I’m working on a movie but I haven’t got the contract so I can’t say actually, but I have another project that looks promising so we’re rewriting another script that I will direct. I think I’m going to go back and forth between TV and film I hope. The actual thing I’m doing right next is a short film that’s a horror film for an anthology of horror films by women filmmakers. That’s going to come out next year. I’ve been given a little bit of money to make a film but I can do whatever I want with it and that’s very exciting.
It’s a company called XYZ and Todd Brown is producing it. Me, Jennifer Lynch, Karyn Kusama, the Soska Sisters and it’s very fun and exciting. We all get a chance to go make something we like.
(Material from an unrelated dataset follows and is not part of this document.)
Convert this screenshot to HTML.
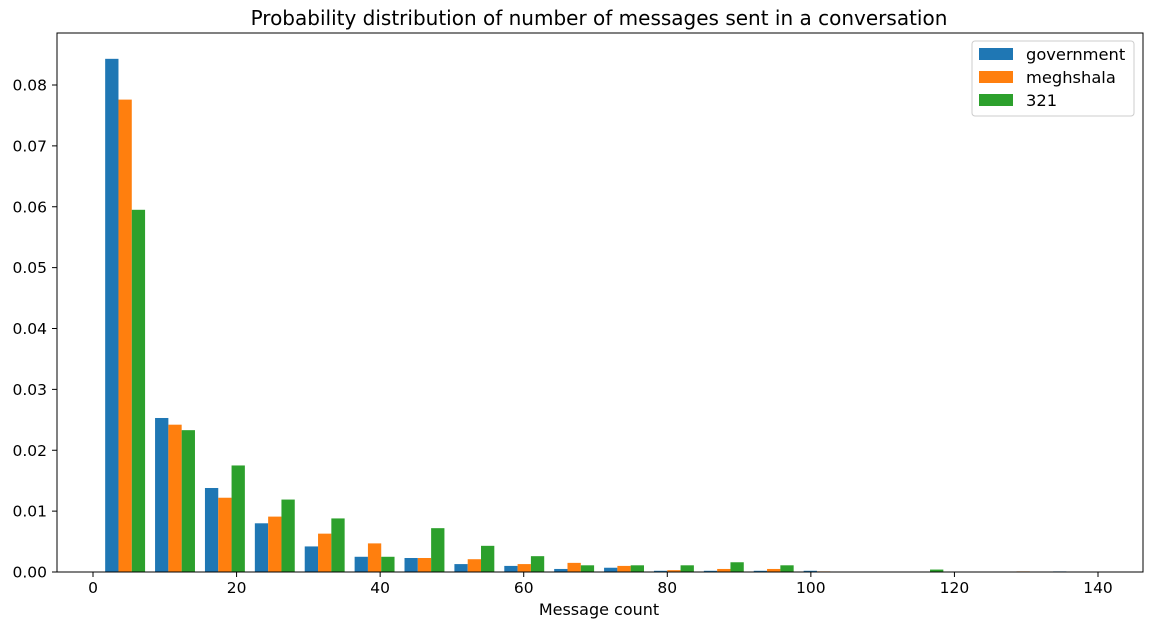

How do you look back on American Psycho and I Shot Andy Warhol?
Oh, I’m just always amazed with any film that actually gets made. Even my first movie was like, “Oh my God, how did that happen? I actually got a film made about such a difficult subject.” And the same thing with American Psycho which was very difficult to get made and we went everywhere, Ed Pressman the producer and I took it everywhere before Lionsgate finally signed on. People were very dubious about it and when it premiered at Sundance I was attacked a lot by people for this violent movie which is not really that violent. It was very controversial and wasn’t at all acclaimed the way it is today. It’s been a funny journey.
So much of your cast in both movies, but especially in American Psycho, blew up. Did you know when you were casting that you were discovering a real generation of actors?
No, I just fought for them because I thought they were good. Josh Lucas, I think it was his second movie. Justin Theroux was in my first movie, that was the first movie he was ever in. I had to defend them, fight to cast these people because they weren’t famous yet.